There at the head of a giant table sat Klarkie in an old dinner jacket and a narrow tie from decades past. His hair, once sandy blond, was white now, thinner, and yet his age was still undecipherable. The table was filled with people I recognized. There was the president of Fairfield Bank & Trust, the chief of police and several prominent attorneys, but also many of the Town’s so-called “broken people” all dressed up in what appeared to be borrowed clothes from years past. There was the famous “Bag Lady of Downtown Fairfield,” and several of the 'town drunks' drinking coffee and laughing at their borrowed clothes and the feast before them.

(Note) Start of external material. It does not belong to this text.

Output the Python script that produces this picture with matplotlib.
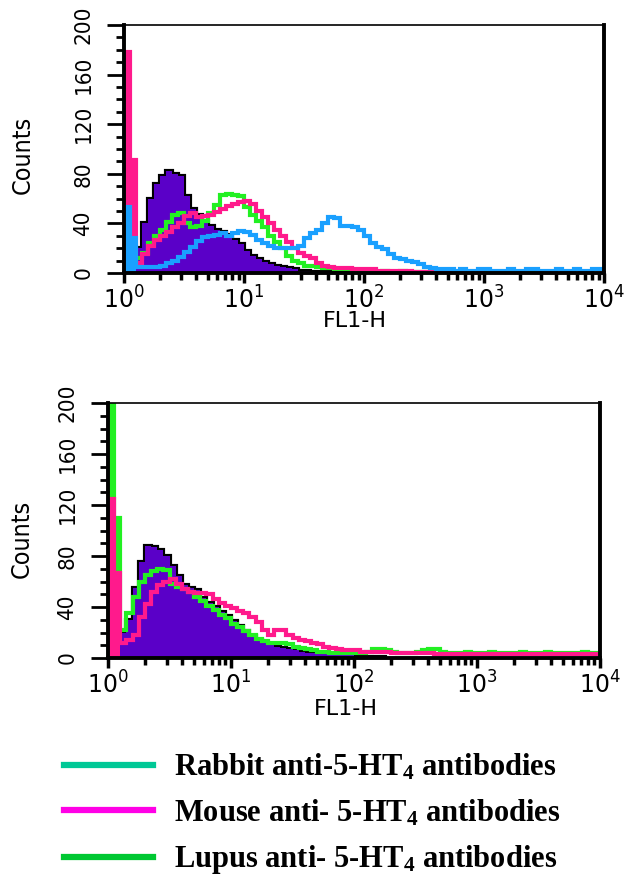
import numpy as np
import matplotlib
matplotlib.use('Agg')
import matplotlib.pyplot as plt
from matplotlib.ticker import MultipleLocator, LogLocator
from matplotlib.lines import Line2D
from matplotlib import font_manager

## log bin edges, 20 channels per decade from 10^0 to 10^4
edges = 10 ** (np.arange(81) * 0.05)

## top panel counts per channel
top_purple = [0, 10, 20, 40, 60, 72, 78, 82, 80, 78,
              62, 52, 47, 42, 38, 35, 33, 31, 27, 23,
              18, 14, 11, 9, 7, 6, 5, 4, 3, 2,
              2, 1, 1, 1, 1, 1, 1, 1, 0, 0]
top_green = [5, 8, 12, 16, 24, 30, 35, 41, 47, 48,
             40, 37, 38, 42, 48, 55, 63, 64, 63, 62,
             53, 47, 42, 37, 30, 25, 20, 14, 10, 8,
             6, 6, 5, 4, 4, 3, 3, 3, 2, 2,
             2, 2, 1, 2, 1, 1, 2, 1, 1, 1,
             1, 1, 1, 0, 1, 1, 1, 0, 1, 1,
             1, 0, 1, 1, 1, 0, 0, 1, 0, 0]
top_pink = [178, 91, 8, 15, 22, 27, 30, 33, 37, 40,
            46, 48, 45, 46, 47, 49, 52, 54, 56, 57,
            58, 56, 50, 45, 40, 35, 30, 25, 20, 16,
            14, 12, 8, 6, 5, 4, 4, 4, 3, 3,
            3, 3, 2, 2, 2, 2, 2, 2, 1, 1,
            1, 1, 1, 1, 1, 1, 0, 1, 1, 0]
top_blue = [53, 28, 5, 5, 5, 5, 6, 8, 10, 13,
            17, 21, 26, 29, 30, 31, 32, 30, 32, 34,
            33, 31, 27, 24, 22, 20, 20, 20, 20, 22,
            28, 32, 35, 40, 45, 44, 38, 38, 37, 35,
            30, 24, 21, 19, 15, 12, 11, 10, 9, 7,
            5, 4, 3, 3, 3, 2, 3, 2, 2, 3,
            3, 2, 2, 2, 3, 2, 2, 3, 3, 2,
            2, 2, 3, 2, 2, 3, 2, 2, 3, 3]

## bottom panel counts per channel
bot_purple = [0, 0, 20, 30, 55, 75, 88, 87, 85, 80,
              72, 64, 57, 55, 53, 47, 43, 40, 36, 33,
              29, 25, 21, 17, 14, 12, 10, 9, 8, 7,
              6, 5, 4, 4, 3, 3, 3, 2, 2, 2,
              1, 1, 1, 1, 1]
bot_green = [230, 110, 22, 35, 48, 60, 65, 68, 70, 69,
             58, 56, 54, 52, 48, 45, 41, 38, 34, 31,
             27, 24, 21, 18, 15, 13, 12, 12, 12, 11,
             9, 8, 7, 6, 5, 5, 4, 4, 4, 4,
             4, 4, 5, 7, 7, 6, 5, 4, 4, 4,
             5, 6, 7, 7, 5, 4, 4, 4, 5, 4,
             4, 4, 5, 4, 4, 4, 4, 5, 4, 4,
             4, 5, 4, 4, 4, 4, 4, 5, 4, 4]
bot_pink = [125, 67, 12, 14, 18, 32, 42, 52, 57, 60,
            62, 58, 54, 52, 51, 51, 50, 46, 43, 41,
            39, 37, 35, 32, 28, 22, 18, 22, 22, 18,
            16, 14, 13, 12, 11, 9, 8, 7, 6, 6,
            6, 5, 5, 5, 5, 5, 4, 4, 4, 4,
            4, 4, 4, 3, 3, 3, 3, 3, 3, 3,
            3, 3, 3, 3, 3, 3, 3, 3, 3, 3,
            3, 3, 3, 3, 3, 3, 3, 3, 3, 3]

yticks = [0, 40, 80, 120, 160, 200]
legend_labels = [r'Rabbit anti-5-HT$_4$ antibodies',
                 r'Mouse anti- 5-HT$_4$ antibodies',
                 r'Lupus anti- 5-HT$_4$ antibodies']
legend_colors = ['#00C896', '#FF00E6', '#00C832']

PURPLE = '#5A00C8'
PINK = '#FF1A8C'
GREEN = '#22F022'
BLUE = '#1AA0FF'

names = {f.name for f in font_manager.fontManager.ttflist}
narrow = 'Liberation Sans Narrow' if 'Liberation Sans Narrow' in names else 'DejaVu Sans'
plt.rcParams['mathtext.default'] = 'regular'

fig = plt.figure(figsize=(6.3, 8.77), dpi=100)
ax1 = fig.add_axes([124/630, 1-273/877, 480/630, 248/877])
ax2 = fig.add_axes([108/630, 1-658/877, 492/630, 255/877])


def hist(ax, vals, color, lw=3.0):
    e = edges[:len(vals)+1]
    ax.stairs(vals[:2], e[:3], fill=True, color=color)
    ax.stairs(vals, e, color=color, lw=lw)


def filled(ax, vals):
    e = edges[:len(vals)+1]
    ax.stairs(vals, e, color='black', lw=3)
    ax.stairs(vals, e, fill=True, color=PURPLE)


def style(ax, lab_x, lab_y, cnt_x, cnt_y):
    ax.set_xscale('log')
    ax.set_xlim(1, 1e4)
    ax.set_ylim(0, 200)
    ax.set_yticks(yticks)
    ax.yaxis.set_minor_locator(MultipleLocator(10))
    ax.xaxis.set_major_locator(LogLocator(10, numticks=10))
    ax.xaxis.set_minor_locator(LogLocator(10, subs=np.arange(2, 10), numticks=20))
    ax.tick_params(axis='y', which='major', length=12, width=2, pad=10,
                   labelsize=16, labelrotation=90)
    ax.tick_params(axis='y', which='minor', length=6, width=2)
    ax.tick_params(axis='x', which='major', length=7, width=2.5, pad=3, labelsize=17)
    ax.tick_params(axis='x', which='minor', length=5, width=2.5)
    for lab in ax.get_yticklabels():
        lab.set_family(narrow)
        lab.set_stretch('condensed')
        lab.set_va('center')
    for s in ['left', 'bottom', 'right']:
        ax.spines[s].set_linewidth(2.8)
    ax.spines['top'].set_linewidth(1.2)
    ax.set_xlabel('FL1-H', fontsize=16)
    ax.xaxis.set_label_coords(lab_x, lab_y)
    ax.set_ylabel('Counts', fontsize=18, family=narrow, stretch='condensed')
    ax.yaxis.set_label_coords(cnt_x, cnt_y)


filled(ax1, top_purple)
hist(ax1, top_green, GREEN)
hist(ax1, top_pink, PINK)
hist(ax1, top_blue, BLUE)
style(ax1, 0.48, -0.155, -0.185, 0.476)

filled(ax2, bot_purple)
hist(ax2, bot_green, GREEN)
hist(ax2, bot_pink, PINK)
style(ax2, 0.484, -0.16, -0.15, 0.467)

handles = [Line2D([], [], color=c, lw=4.5) for c in legend_colors]
fig.legend(handles, legend_labels, loc='upper left', bbox_to_anchor=(0.058, 0.174),
           frameon=False, handlelength=2.9, handletextpad=0.7, labelspacing=0.5,
           prop={'family': 'Liberation Serif', 'weight': 'bold', 'size': 22})

fig.savefig('out.png', dpi=100)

A young mother with three children was seated next to Klarkie and her eyes were as wide open as could be. Her children were eating everything they could reach and burping from gulping the ginger ale mixed with cranberry juice. Klarkie rubbed the head of the youngest boy like a grandfather who hadn’t seen him for a while. Four servers scurried about filling glasses and bringing generous plates of food to all. Everyone was acting as if this were a family gathering, there were no social boundaries here and the conversations were kind and pleasant.

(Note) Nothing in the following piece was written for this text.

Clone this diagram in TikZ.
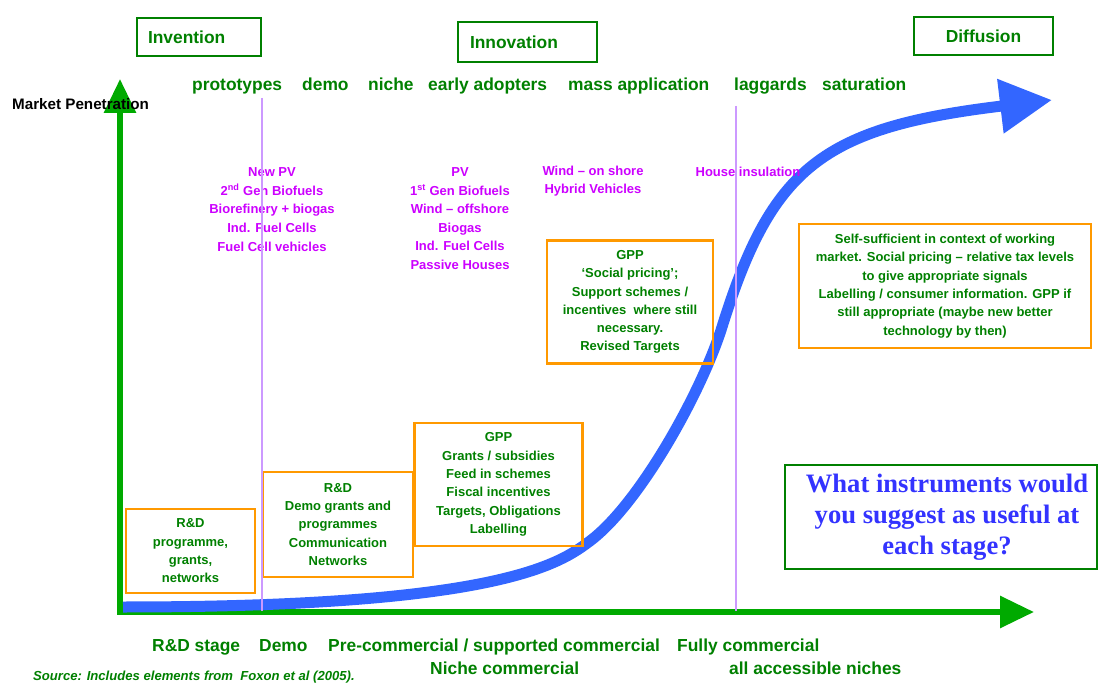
\documentclass[tikz,border=0pt]{standalone}
\usepackage{fontspec}
\setmainfont{Liberation Sans}
\newfontfamily\askfont{Liberation Serif}
\usetikzlibrary{arrows.meta}

\definecolor{axisgreen}{RGB}{0,170,0}
\definecolor{textgreen}{RGB}{0,128,0}
\definecolor{curveblue}{RGB}{51,102,255}
\definecolor{techmagenta}{RGB}{204,0,255}
\definecolor{boxorange}{RGB}{255,153,0}
\definecolor{stageline}{RGB}{204,153,255}
\definecolor{askblue}{RGB}{51,51,255}

\begin{document}
\begin{tikzpicture}[x=1pt,y=-1pt,
  axis/.style={line width=6pt,axisgreen,line cap=rect,-{Triangle[length=34pt,width=31pt]}},
  adoption/.style={line width=11pt,curveblue,-{Triangle[length=52pt,width=52pt]}},
  phase/.style={draw=textgreen,line width=2.5pt,text=textgreen,inner ysep=0pt,
    font=\fontsize{17.4}{20}\selectfont\bfseries},
  stage/.style={text=textgreen,inner sep=0pt,anchor=base west,
    font=\fontsize{17.4}{20}\selectfont\bfseries},
  tech/.style={text=techmagenta,align=center,inner sep=0pt,
    font=\fontsize{13}{18.6}\selectfont\bfseries},
  policy/.style={draw=boxorange,line width=2.5pt,text=textgreen,align=center,inner sep=0pt,
    font=\fontsize{13}{18.3}\selectfont\bfseries},
  divider/.style={line width=2pt,stageline}]

\useasboundingbox (0,0) rectangle (1098,684);

% axes
\coordinate (origin) at (120,612);
\coordinate (ytip) at (120,79);
\coordinate (xtip) at (1034,612);
\draw[axis] (origin) -- (ytip);
\draw[axis] (origin) -- (xtip);

% S-curve
\draw[adoption] (123,607) .. controls (500,607) and (560,563.5) .. (590,541)
  .. controls (640,503.5) and (702,391) .. (722,327)
  .. controls (772,167) and (822,127.6) .. (1052,100);

% phases
\node[phase,inner xsep=11pt,text width=102pt,minimum height=38pt,align=left] (invention) at (199,37) {Invention};
\node[phase,inner xsep=12pt,text width=115pt,minimum height=40pt,align=left] (innovation) at (527.5,42) {Innovation};
\node[phase,inner xsep=12pt,text width=115pt,minimum height=38pt,align=center] (diffusion) at (983.5,36) {Diffusion};

\node[stage] (proto) at (192,91) {prototypes};
\node[stage] (demo) at (302,91) {demo};
\node[stage] (niche) at (368,91) {niche};
\node[stage] (early) at (428,91) {early adopters};
\node[stage] (mass) at (568,91) {mass application};
\node[stage] (lagg) at (734,91) {laggards};
\node[stage] (satur) at (822,91) {saturation};

\node[anchor=west,inner sep=0pt,font=\fontsize{15.2}{18}\selectfont\bfseries] (penetration) at (12,104) {Market Penetration};

% technologies
\node[tech] (techA) at (272,209.5) {New PV\\2\textsuperscript{nd} Gen Biofuels\\Biorefinery + biogas\\Ind. Fuel Cells\\Fuel Cell vehicles};
\node[tech] (techB) at (460,218.5) {PV\\1\textsuperscript{st} Gen Biofuels\\Wind -- offshore\\Biogas\\Ind. Fuel Cells\\Passive Houses};
\node[tech] (techC) at (593,181) {Wind -- on shore\\Hybrid Vehicles};
\node[tech] (techD) at (748,172) {House insulation};

% instruments
\node[policy,minimum width=129pt,minimum height=84pt] (rdbox) at (190.5,551) {R\&D\\programme,\\grants,\\networks};
\node[policy,minimum width=150pt,minimum height=105pt] (demobox) at (338,524.5) {R\&D\\Demo grants and\\programmes\\Communication\\Networks};
\node[policy,minimum width=168pt,minimum height=123pt] (gppbox) at (498.5,484.5) {GPP\\Grants / subsidies\\Feed in schemes\\Fiscal incentives\\Targets, Obligations\\Labelling};
\node[policy,minimum width=166pt,minimum height=123pt] (massbox) at (630,302) {GPP\\`Social pricing';\\Support schemes /\\incentives\ \ where still\\necessary.\\Revised Targets};
\node[policy,minimum width=292pt,minimum height=124pt] (marketbox) at (945,286) {Self-sufficient in context of working\\market. Social pricing -- relative tax levels\\to give appropriate signals\\Labelling / consumer information. GPP if\\still appropriate (maybe new better\\technology by then)};

\node[draw=textgreen,line width=2.5pt,text=askblue,align=center,inner sep=0pt,
  minimum width=312pt,minimum height=104pt,font=\askfont\bfseries\fontsize{26.6}{31}\selectfont]
  (question) at (941,517) {\hspace*{12pt}What instruments would\\\hspace*{12pt}you suggest as useful at\\\hspace*{12pt}each stage?};

% stage dividers
\coordinate (divAtop) at (262,98);
\coordinate (divAbot) at (262,611);
\coordinate (divBtop) at (736,106);
\coordinate (divBbot) at (736,611);
\draw[divider] (divAtop) -- (divAbot);
\draw[divider] (divBtop) -- (divBbot);

% market stages
\node[stage] (rdstage) at (152,651) {R\&D stage};
\node[stage] (demostage) at (259,651) {Demo};
\node[stage] (prestage) at (328,651) {Pre-commercial / supported commercial};
\node[stage] (fullstage) at (677,651) {Fully commercial};
\node[stage] (nichestage) at (430,674) {Niche commercial};
\node[stage] (allstage) at (729,674) {all accessible niches};

\node[anchor=west,inner sep=0pt,text=textgreen,font=\fontsize{13.1}{15}\selectfont\bfseries\itshape] (source) at (33,677) {Source: Includes elements from\ \ Foxon et al (2005).};

\end{tikzpicture}
\end{document}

The table grew quiet as Klarkie bowed his head and prayed silently. I looked around the room at the oil paintings and portraits of prominent and stern men on the dining room walls, men long dead but appearing certain of their own influence even now. There was a clear and unmistakable resemblance to the quiet man whose strong, callused hands were steepled as he prayed at the head of the table.

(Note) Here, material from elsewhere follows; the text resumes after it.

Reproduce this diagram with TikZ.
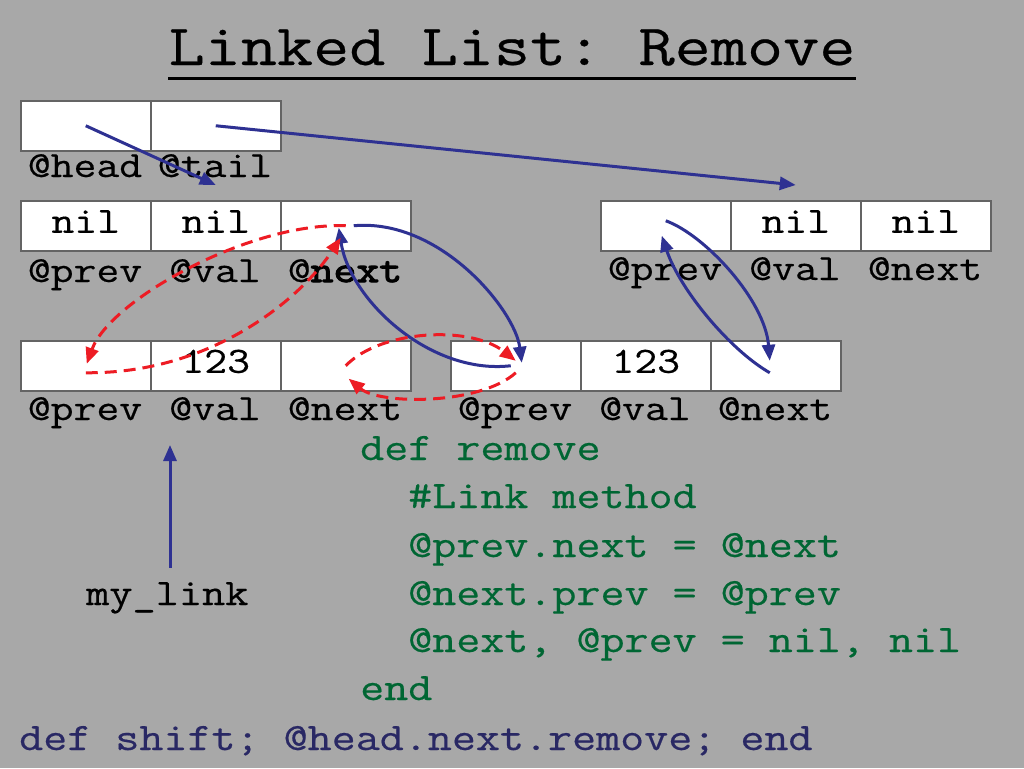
\documentclass[tikz,border=0pt]{standalone}
\usepackage{fontspec}
\newfontfamily\tw[FakeStretch=1.2,FakeBold=0.4]{Latin Modern Mono}
\newfontfamily\twb[FakeStretch=1.2,FakeBold=3]{Latin Modern Mono}
\usetikzlibrary{arrows.meta}
\definecolor{bg}{RGB}{168,168,168}
\definecolor{arrblue}{RGB}{46,49,146}
\definecolor{arrred}{RGB}{237,28,36}
\definecolor{codegreen}{RGB}{0,102,51}
\definecolor{codenavy}{RGB}{41,40,100}
\definecolor{cellline}{RGB}{100,100,100}
\frenchspacing
\begin{document}
\begin{tikzpicture}[x=1pt,y=-1pt,
 cell/.style={draw=cellline,line width=1.5pt,fill=white,minimum width=130pt,minimum height=50pt,inner sep=0pt,anchor=north west,font=\tw\fontsize{37}{37}\selectfont,text height=14pt,text depth=0pt},
 lab/.style={anchor=base,inner sep=0pt,font=\tw\fontsize{37}{37}\selectfont},
 code/.style={anchor=base west,inner sep=0pt,text=codegreen,font=\tw\fontsize{38.9}{38.9}\selectfont},
 ptr/.style={draw=arrblue,line width=3pt,-{Triangle[length=16pt,width=13pt]}},
 old/.style={draw=arrred,line width=3pt,dash pattern=on 12pt off 7pt,-{Triangle[length=16pt,width=13pt]}},
]
\fill[bg] (0,0) rectangle (1024,768);
% title
\node[anchor=base,inner sep=0pt,font=\tw\fontsize{58.5}{58.5}\selectfont] (title) at (512,65) {Linked List: Remove};
\draw[line width=3pt] ([yshift=-13pt]title.base west) -- ([yshift=-13pt]title.base east);
% cells
\node[cell] (h1) at (20,100) {};
\node[cell] (h2) at (150,100) {};
\node[cell] (a1) at (20,200) {nil};
\node[cell] (a2) at (150,200) {nil};
\node[cell] (a3) at (280,200) {};
\node[cell] (b1) at (600,200) {};
\node[cell] (b2) at (730,200) {nil};
\node[cell] (b3) at (860,200) {nil};
\node[cell] (c1) at (20,340) {};
\node[cell] (c2) at (150,340) {123};
\node[cell] (c3) at (280,340) {};
\node[cell] (d1) at (450,340) {};
\node[cell] (d2) at (580,340) {123};
\node[cell] (d3) at (710,340) {};
% labels
\node[lab] (lh1) at (85,177) {@head};
\node[lab] (lh2) at (215,177) {@tail};
\node[lab] (la1) at (85,282) {@prev};
\node[lab] (la2) at (215,282) {@val};
\node[lab] (la3) at (345,282) {@{\twb next}};
\node[lab] (lb1) at (665,280) {@prev};
\node[lab] (lb2) at (795,280) {@val};
\node[lab] (lb3) at (925,280) {@next};
\node[lab] (lc1) at (85,420) {@prev};
\node[lab] (lc2) at (215,420) {@val};
\node[lab] (lc3) at (345,420) {@next};
\node[lab] (ld1) at (515,420) {@prev};
\node[lab] (ld2) at (645,420) {@val};
\node[lab] (ld3) at (775,420) {@next};
% code
\node[code] (k1) at (360,460) {def remove};
\node[code] (k2) at (408,508) {\#Link method};
\node[code] (k3) at (408,557) {@prev.next = @next};
\node[code] (k4) at (408,605) {@next.prev = @prev};
\node[code] (k5) at (408,652) {@next, @prev = nil, nil};
\node[code] (k6) at (360,700) {end};
\node[code,text=codenavy] (k7) at (19,750) {def shift; @head.next.remove; end};
\node[anchor=base west,inner sep=0pt,font=\tw\fontsize{37.5}{37.5}\selectfont] (mylink) at (86,605) {my\_link};
\coordinate (mlt) at (170,445);
\coordinate (mls) at ([yshift=14pt]mylink.north);
% pointers
\draw[ptr] (h1.center) -- ([yshift=15pt]a2.north);
\draw[ptr] (h2.center) -- ([yshift=15pt]b2.north);
\draw[ptr] (mls -| mlt) -- (mlt);
\draw[ptr] ([xshift=8pt]a3.center) .. controls (440,218) and (515,310) .. ([xshift=6pt,yshift=3pt]d1.center);
\draw[ptr] ([xshift=-5pt]d1.center) .. controls (430,375) and (350,300) .. ([xshift=-7pt,yshift=-2pt]a3.center);
\draw[ptr] ([yshift=5pt]b1.center) .. controls (705,235) and (765,300) .. ([xshift=-6pt,yshift=5pt]d3.center);
\draw[ptr] ([xshift=-6pt,yshift=-7pt]d3.center) .. controls (730,350) and (680,290) .. ([xshift=-4pt,yshift=-10pt]b1.center);
% old links
\draw[old] (a3.center) .. controls (250,222) and (110,300) .. ([xshift=1pt,yshift=2pt]c1.center);
\draw[old] ([yshift=-7pt]c1.center) .. controls (210,374) and (300,300) .. ([xshift=-5pt,yshift=-12pt]a3.center);
\draw[old] (c3.center) .. controls (380,330) and (470,325) .. ([yshift=5pt]d1.center);
\draw[old] ([yshift=-7pt]d1.center) .. controls (480,405) and (380,405) .. ([xshift=3pt,yshift=-13pt]c3.center);
\end{tikzpicture}
\end{document}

“I was saddened to hear of your mother’s passing,” a man to my right stated. I recognized him as the town dentist, Dr. Baine.
“Thank you, Dr. Baine, “ I responded, followed by, “I guess that makes me an orphan now,” in an attempt at humor.
“Oh nonsense, you have family here. We’re proud of our famous, native son,” he said.
We were interrupted by more plates brimming with delicious food and what I could only surmise was expensive and delicious champagne served in lead crystal glasses. After the meal, we moved through enormous oak doors that were open to an adjacent room, a magnificent ballroom with cathedral ceilings and 10-foot windows framed by red velvet curtains.
In the center of this great room there was a spectacular Christmas tree over 16 feet tall, built entirely from glass bottles, recycled bottles of all shapes, sizes and colors filled with white lights that gave the tree a living quality and a glow of warmth that overwhelmed me. It looked as if it were a permanent fixture in the room and had taken years to build and secure.
As the remaining crowd of dinner guests moved into the room, led by a dozen squealing and excited children, the servers from dinner began handing out gifts--first to the children and then to the adults. Like the bottles on the tree, the people filling the room were all different -- tall, short, rich, poor, fat and thin, bright and dull -- yet close and joined together in this special Christmas celebration.
Klarkie, shorter than I remembered and stooped over, moved slowly toward me leaning on a cane. He handed me a small box covered in torn and faded gift-wrapping paper; then he nodded with a glint in his eye that was both knowing and loving.
“I, I don’t have …” I stammered. And then, “Thank you for this,” I offered for his hospitality and kindness to me. “You are too kind.” I held out my hand which he shook warmly.
With a quick wave, as if to say, “It’s alright and my pleasure,” and then, after a gentle pat on my shoulder, he was off to see his other guests.
I opened the box carefully, unsure of what it contained. Inside was the brass figurine of the fisherman I had almost stolen so many years ago. Surprised, to say the least, I stood motionless for a long time until I felt the warmth of the room’s giant fireplace with large yule logs burning behind me.
As I turned, I noticed an intricately crafted mural hanging above the mantle of the fireplace with this embroidered message:
“May your actions preach more loudly than your lips.”
And, at that moment, for once in my life, I was at a loss for words.